So vivid a picture of the ferocity of this battle is given in Plutarch’s
PLUTARCH’S ACCOUNT OF THE BATTLE OF CARRHÆ
[53 B.C.]
The enemies seemed not to the Romans at the first to be so great a number, neither so bravely armed as they thought they had been. For, concerning their great number, Surenas had of purpose hid them, with certain troops he sent before; and to hide their bright armours he had cast cloaks and beasts’ skins upon them, but when both the armies approached near the one to the other, and that the sign to give charge was lift up in the air: first they filled the field with a dreadful noise to hear. For the Parthians do not encourage their men to fight with the sound of a horn, neither with trumpets nor hautboys, but with great kettle-drums hollow within, and about them they hang little bells and copper rings, and with them they all make a noise everywhere together, and it is like a dead sound, mingled as it were with the braying or bellowing of a wild beast, and a fearful noise as if it thundered, knowing that hearing is one of the senses that soonest moves the heart and spirit of any man, and makes him soonest beside himself.
The Romans being put in fear with this dead sound, the Parthians straight threw the clothes and coverings from them that hid their armour, and then showed their bright helmets and cuirasses of Margian tempered steel, that glared like fire, and their horses barbed with steel and copper. The bowmen drew a great strength, and had big strong bows, which sent the arrows from them with a wonderful force. The Romans by means of these bows were in hard state. For if they kept their ranks, they were grievously wounded: again if they left them, and sought to run upon the Parthians to fight at hand with them, they saw they could do them but little hurt, and yet were very likely to take the greater harm themselves. For, as fast as the Romans came upon them, so fast did the Parthians fly from them, and yet in flying continued still their shooting: which no nation but the Scythians could better do than they, being a matter indeed most greatly to their advantage. For by their flight they best did save themselves, and fighting still they thereby shunned the shame that their flying would have brought down upon them.
The Romans still defended themselves, and held it out, so long as they had any hope that the Parthians would leave fighting, when they had spent their arrows or would join battle with them. But after they understood that there were a great number of camels laden with quivers full of arrows, where the first that had bestowed their arrows fetched about to take new quivers: then Crassus, seeing no end of their shot, began to faint, and sent to Publius his son, willing him in any case to charge with desperate power upon the enemies, and to give an onset, before they were compassed in on every side.
But they, seeing him coming, turned straight their horse and fled. Publius Crassus seeing them fly, cried out, “These men will not abide us,” and so spurred on for life after them. They thought all had been won, and that there was no more to do, but to follow the chase: till they were gone far from the army, and then they found the deceit.
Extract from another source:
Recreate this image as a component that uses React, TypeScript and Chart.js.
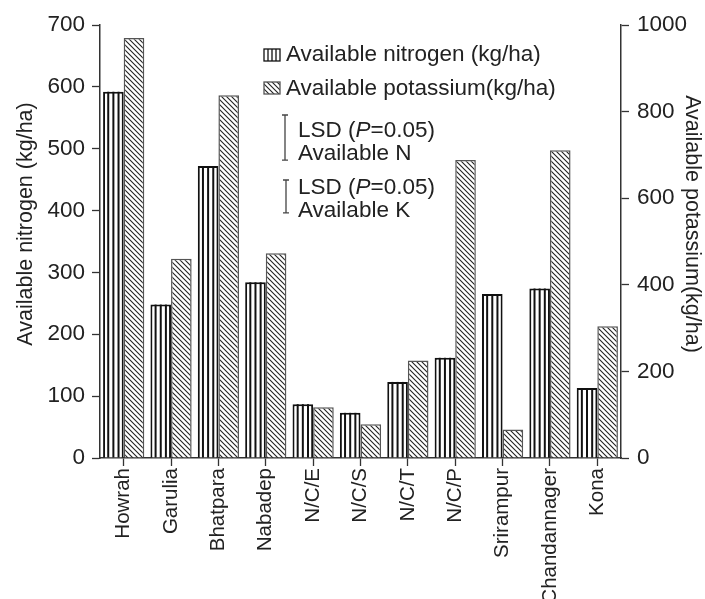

For the horsemen that fled before them suddenly turned again, and a number of others besides came and set upon them. Whereupon the Romans halted, thinking that the enemies, perceiving they were so few, would come and fight with them hand to hand. Howbeit they set out against them their men at arms with their barbed horse, and made their light horsemen wheel round about them, keeping no order at all: who galloping up and down the plain, whirled up the sand hills from the bottom with their horses’ feet, which raised such a wonderful cloud of dust, that the Romans could scarce see or speak one to another.
For they, being shut up into a little room, and standing close one to another, were sore wounded with the Parthians’ arrows, and died of a cruel lingering death, crying out for anguish and pain they felt: and turning and tormenting themselves upon the sand, they brake the arrows sticking in them. Again, striving by force to pluck out the forked arrow heads, that had pierced far into their bodies through their veins and sinews: thereby they opened their wounds wider, and so cast themselves away. Many of them died thus miserably martyred: and such as died not, were not able to defend themselves.